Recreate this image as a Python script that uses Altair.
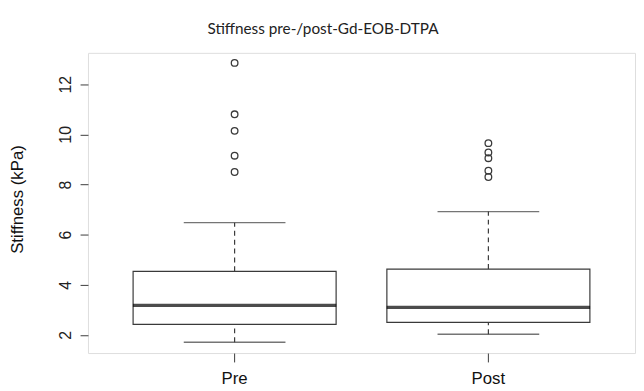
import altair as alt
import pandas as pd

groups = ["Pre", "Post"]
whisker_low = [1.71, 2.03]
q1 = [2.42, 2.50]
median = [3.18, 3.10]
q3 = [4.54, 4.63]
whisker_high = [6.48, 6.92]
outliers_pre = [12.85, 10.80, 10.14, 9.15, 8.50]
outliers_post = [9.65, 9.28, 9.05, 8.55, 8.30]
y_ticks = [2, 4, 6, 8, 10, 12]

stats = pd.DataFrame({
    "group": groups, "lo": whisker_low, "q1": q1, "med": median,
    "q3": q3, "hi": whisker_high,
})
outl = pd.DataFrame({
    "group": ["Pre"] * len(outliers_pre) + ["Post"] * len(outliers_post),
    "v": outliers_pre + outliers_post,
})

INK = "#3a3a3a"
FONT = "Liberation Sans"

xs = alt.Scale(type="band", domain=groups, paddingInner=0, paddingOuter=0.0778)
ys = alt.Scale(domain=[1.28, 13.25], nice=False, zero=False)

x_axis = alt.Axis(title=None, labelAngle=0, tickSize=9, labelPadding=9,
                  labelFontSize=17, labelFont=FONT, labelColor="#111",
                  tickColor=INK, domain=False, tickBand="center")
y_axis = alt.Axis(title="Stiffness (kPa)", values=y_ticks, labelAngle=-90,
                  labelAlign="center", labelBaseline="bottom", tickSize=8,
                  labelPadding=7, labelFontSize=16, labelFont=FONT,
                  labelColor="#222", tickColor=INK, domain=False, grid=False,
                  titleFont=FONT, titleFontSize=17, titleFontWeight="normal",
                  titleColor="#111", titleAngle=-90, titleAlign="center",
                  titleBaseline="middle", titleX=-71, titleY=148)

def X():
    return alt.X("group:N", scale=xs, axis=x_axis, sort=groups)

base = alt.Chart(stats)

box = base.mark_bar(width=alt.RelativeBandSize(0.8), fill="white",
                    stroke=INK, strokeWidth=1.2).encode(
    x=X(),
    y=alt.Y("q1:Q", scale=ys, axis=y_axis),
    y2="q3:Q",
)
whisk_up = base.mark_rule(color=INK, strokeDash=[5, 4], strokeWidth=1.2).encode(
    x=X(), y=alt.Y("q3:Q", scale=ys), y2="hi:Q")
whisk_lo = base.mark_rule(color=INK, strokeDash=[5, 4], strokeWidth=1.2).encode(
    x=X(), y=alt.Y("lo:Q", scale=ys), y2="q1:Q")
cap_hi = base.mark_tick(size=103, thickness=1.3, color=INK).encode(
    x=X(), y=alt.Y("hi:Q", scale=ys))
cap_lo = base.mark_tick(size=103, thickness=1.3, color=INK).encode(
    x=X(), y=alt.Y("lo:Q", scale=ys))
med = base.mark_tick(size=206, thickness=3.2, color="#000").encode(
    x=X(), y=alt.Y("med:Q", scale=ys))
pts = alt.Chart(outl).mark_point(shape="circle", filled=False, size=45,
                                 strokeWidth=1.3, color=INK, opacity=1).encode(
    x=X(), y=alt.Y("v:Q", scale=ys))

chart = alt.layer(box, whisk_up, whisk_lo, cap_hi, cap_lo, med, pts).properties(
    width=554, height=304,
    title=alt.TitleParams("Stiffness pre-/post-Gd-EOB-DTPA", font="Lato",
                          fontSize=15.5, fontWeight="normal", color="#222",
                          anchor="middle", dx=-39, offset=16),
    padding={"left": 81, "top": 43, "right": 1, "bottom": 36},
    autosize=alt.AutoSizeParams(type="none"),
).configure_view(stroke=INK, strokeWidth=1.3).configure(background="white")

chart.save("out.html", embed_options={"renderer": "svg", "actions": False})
...
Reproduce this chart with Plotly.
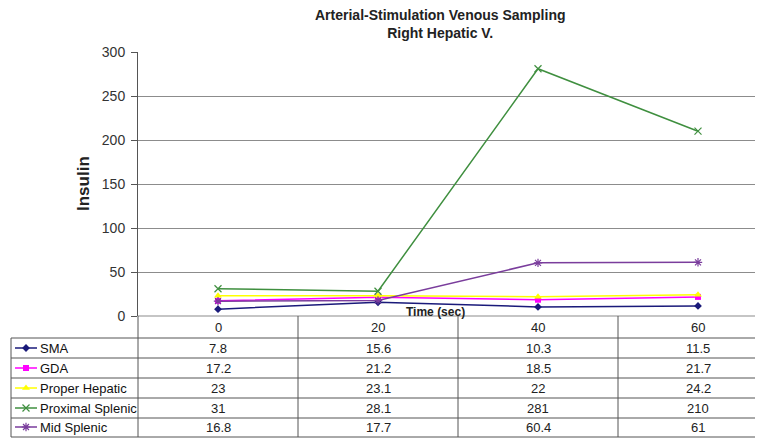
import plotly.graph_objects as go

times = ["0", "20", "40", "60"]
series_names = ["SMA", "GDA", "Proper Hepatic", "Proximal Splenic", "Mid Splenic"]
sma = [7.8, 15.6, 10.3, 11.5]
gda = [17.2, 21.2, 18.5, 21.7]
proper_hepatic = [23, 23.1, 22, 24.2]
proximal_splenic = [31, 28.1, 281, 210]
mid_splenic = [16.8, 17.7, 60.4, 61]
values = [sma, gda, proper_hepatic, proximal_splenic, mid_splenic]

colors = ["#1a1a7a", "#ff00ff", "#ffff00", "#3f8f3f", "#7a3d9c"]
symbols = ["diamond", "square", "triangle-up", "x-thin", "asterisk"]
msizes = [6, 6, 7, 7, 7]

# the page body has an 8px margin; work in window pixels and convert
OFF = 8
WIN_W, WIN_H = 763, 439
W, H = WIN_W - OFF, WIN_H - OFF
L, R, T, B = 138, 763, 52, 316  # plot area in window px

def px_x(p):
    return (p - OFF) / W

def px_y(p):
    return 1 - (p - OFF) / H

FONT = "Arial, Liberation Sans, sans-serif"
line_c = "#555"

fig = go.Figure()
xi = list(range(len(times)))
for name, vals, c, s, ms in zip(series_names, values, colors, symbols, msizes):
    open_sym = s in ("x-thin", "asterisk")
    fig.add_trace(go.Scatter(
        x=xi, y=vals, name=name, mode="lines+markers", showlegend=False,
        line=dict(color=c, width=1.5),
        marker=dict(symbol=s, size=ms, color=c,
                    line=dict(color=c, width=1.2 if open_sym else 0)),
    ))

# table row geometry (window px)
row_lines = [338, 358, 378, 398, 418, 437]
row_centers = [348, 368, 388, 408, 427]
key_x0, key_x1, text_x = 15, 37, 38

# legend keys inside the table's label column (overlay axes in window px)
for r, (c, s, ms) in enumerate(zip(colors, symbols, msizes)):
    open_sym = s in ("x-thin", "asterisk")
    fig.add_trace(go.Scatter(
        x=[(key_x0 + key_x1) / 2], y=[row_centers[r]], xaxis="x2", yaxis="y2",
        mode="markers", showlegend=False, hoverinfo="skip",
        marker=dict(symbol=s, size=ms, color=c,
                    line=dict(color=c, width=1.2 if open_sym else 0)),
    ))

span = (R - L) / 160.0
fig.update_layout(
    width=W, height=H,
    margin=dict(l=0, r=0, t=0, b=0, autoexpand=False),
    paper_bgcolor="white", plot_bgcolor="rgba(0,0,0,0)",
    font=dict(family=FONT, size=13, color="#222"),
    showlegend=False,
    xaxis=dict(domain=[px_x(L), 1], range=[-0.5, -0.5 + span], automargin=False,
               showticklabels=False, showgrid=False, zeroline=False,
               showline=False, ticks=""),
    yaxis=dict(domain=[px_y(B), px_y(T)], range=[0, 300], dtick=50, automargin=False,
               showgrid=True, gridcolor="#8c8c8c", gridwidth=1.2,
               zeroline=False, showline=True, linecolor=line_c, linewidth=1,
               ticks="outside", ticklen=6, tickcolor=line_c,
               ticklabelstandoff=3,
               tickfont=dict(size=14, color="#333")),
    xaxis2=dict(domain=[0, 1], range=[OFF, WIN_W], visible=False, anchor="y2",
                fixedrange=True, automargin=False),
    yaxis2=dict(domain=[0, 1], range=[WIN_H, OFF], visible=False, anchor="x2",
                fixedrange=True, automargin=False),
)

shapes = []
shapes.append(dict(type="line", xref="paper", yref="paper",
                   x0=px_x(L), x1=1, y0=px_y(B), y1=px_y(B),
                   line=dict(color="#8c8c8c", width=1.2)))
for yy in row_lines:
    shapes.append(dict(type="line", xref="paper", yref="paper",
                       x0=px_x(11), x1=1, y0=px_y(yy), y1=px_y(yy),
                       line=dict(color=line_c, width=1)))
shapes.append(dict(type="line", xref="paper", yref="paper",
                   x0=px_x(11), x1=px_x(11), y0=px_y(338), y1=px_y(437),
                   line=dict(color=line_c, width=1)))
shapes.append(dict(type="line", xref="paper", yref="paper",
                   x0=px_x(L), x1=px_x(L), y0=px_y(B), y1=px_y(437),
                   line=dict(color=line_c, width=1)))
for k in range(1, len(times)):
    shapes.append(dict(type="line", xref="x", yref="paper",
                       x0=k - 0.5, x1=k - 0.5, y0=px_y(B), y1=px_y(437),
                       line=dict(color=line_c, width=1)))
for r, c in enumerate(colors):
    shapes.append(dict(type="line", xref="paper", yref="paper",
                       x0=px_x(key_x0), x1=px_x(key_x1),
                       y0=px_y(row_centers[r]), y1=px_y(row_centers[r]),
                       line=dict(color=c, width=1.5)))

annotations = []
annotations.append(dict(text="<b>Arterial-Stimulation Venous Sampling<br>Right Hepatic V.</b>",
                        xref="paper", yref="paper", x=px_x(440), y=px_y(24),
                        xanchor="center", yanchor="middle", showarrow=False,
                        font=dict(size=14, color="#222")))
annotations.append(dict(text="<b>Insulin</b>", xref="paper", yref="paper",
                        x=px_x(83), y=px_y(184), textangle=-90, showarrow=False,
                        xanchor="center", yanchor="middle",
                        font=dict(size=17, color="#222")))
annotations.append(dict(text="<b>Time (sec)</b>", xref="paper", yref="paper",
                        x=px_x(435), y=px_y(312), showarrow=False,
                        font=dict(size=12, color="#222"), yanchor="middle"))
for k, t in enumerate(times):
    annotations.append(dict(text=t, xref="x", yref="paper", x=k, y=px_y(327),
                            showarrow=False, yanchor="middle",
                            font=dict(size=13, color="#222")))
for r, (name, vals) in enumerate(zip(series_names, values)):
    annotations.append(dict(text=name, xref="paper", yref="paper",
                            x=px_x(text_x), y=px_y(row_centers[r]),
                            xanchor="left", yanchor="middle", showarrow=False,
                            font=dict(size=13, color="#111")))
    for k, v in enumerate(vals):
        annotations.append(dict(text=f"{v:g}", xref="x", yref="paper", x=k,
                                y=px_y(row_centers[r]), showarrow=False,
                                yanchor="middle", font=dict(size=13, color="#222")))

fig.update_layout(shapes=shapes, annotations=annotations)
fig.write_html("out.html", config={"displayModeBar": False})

■ PROBLEM REQUIREMENTS ■
From the line with "Recreate this image" to the line with "ys = alt.Scale(domain=[1.28, 13.25], nice=False, zero=False)", set down those lines word for word and only those, counting both ends. Pictures stay out of the copy.

■ RESPONSE TO THIS TASK ■
Recreate this image as a Python script that uses Altair.
import altair as alt
import pandas as pd

groups = ["Pre", "Post"]
whisker_low = [1.71, 2.03]
q1 = [2.42, 2.50]
median = [3.18, 3.10]
q3 = [4.54, 4.63]
whisker_high = [6.48, 6.92]
outliers_pre = [12.85, 10.80, 10.14, 9.15, 8.50]
outliers_post = [9.65, 9.28, 9.05, 8.55, 8.30]
y_ticks = [2, 4, 6, 8, 10, 12]

stats = pd.DataFrame({
    "group": groups, "lo": whisker_low, "q1": q1, "med": median,
    "q3": q3, "hi": whisker_high,
})
outl = pd.DataFrame({
    "group": ["Pre"] * len(outliers_pre) + ["Post"] * len(outliers_post),
    "v": outliers_pre + outliers_post,
})

INK = "#3a3a3a"
FONT = "Liberation Sans"

xs = alt.Scale(type="band", domain=groups, paddingInner=0, paddingOuter=0.0778)
ys = alt.Scale(domain=[1.28, 13.25], nice=False, zero=False)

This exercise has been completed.